Preferisci quelli maneggevoli e colorati, leggeri, che porti legati al polso con un filo come palloncini, collegati tramite te alla terra.
Non ritieni di essere una persona di grandi pretese.
Di solito.

Poi arrivano momenti in cui nulla ti basta, niente ti soddisfa. Avresti voglia di qualcosa che non sai, ma sai che non è una fiesta. Vedi crepe in qualsiasi idea, ammazzi il tempo ma quello, come in certi film, si risveglia sempre e cerca di farti fuori a sua volta. Un modo per stare meglio per un po’ ci sarebbe, ma ti conosci bene, e sai che non è una soluzione adatta a te.

Quand’è così, l’unica cosa è andare, da sola, e allora vai.
La pioggia non ti ha mai frenata e non lo farà neanche stavolta.
Parti con il tuo zainetto in spalla, lo sguardo rivolto alla montagna. Il bastoncino da trekking più che altro come dissuasore per eventuali attaccatori di sgraditi bottoni.
Macini chilometri e pensieri, la pelle delicatamente rinfrescata. Quando arrivi al punto in cui fosti aggredita quando avevi sedici anni, sputi per terra.
Raggiungi un paesino arrampicato. Vorresti tanto un caffè e un bagno ma sei un’idiota e non hai preso neanche un euro. Entri nel bar, dove elemosini la toilette, reprimi il desiderio di caffè e prosegui.
Poco più in su passi davanti a una cascina in cui vendono il formaggio buono, ma sei sempre la stessa idiota di prima, quindi fingi di non vederla.
In compagnia del tuo neurone superstite stai benissimo; è tutto uno scambio vivace di impressioni. Il movimento fa bene anche a lui.
Quando la pioggia si fa troppo insistente apri l’ombrellino e guardi, compatendoli, gli automobilisti che ti guardano compatendoti.

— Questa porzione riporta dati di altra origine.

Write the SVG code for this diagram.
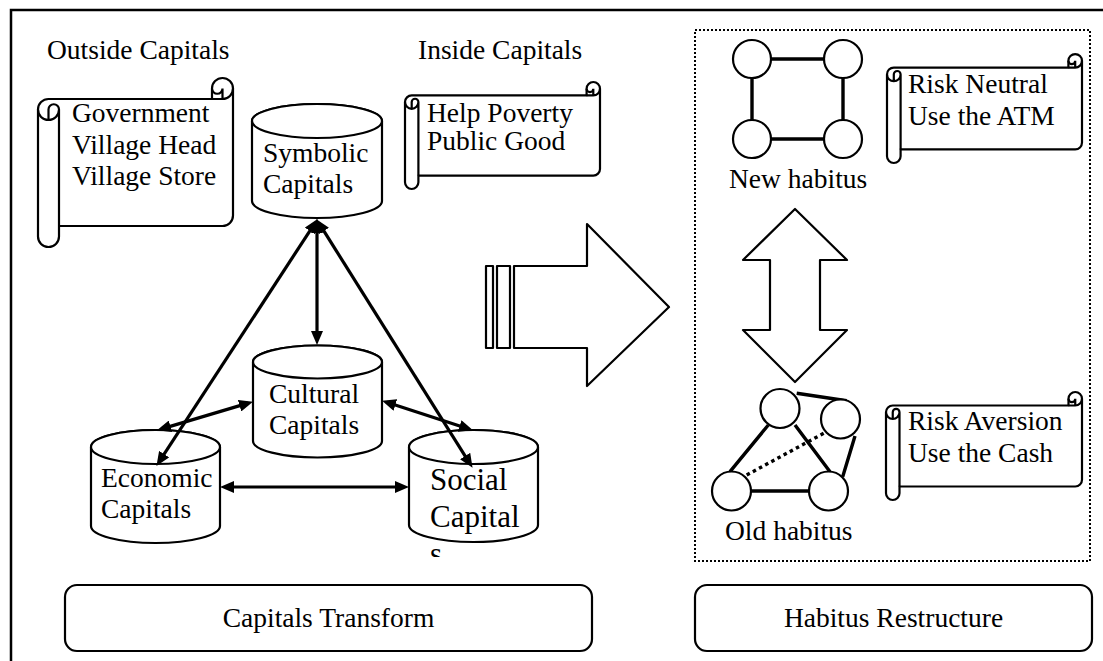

Torni verso casa fradicia e stanca, finalmente felice.
Prima di entrare alzi gli occhi e il tuo palloncino gonfio di sogni modesti è sempre là, saldamente ancorato al suo fragilissimo filo.

 

Costruiamo tanto sulle occasioni colte quanto su quelle che lasciamo andare via. E non è detto che l’erba germogliata sui detriti delle prime sia più verde dell’altra.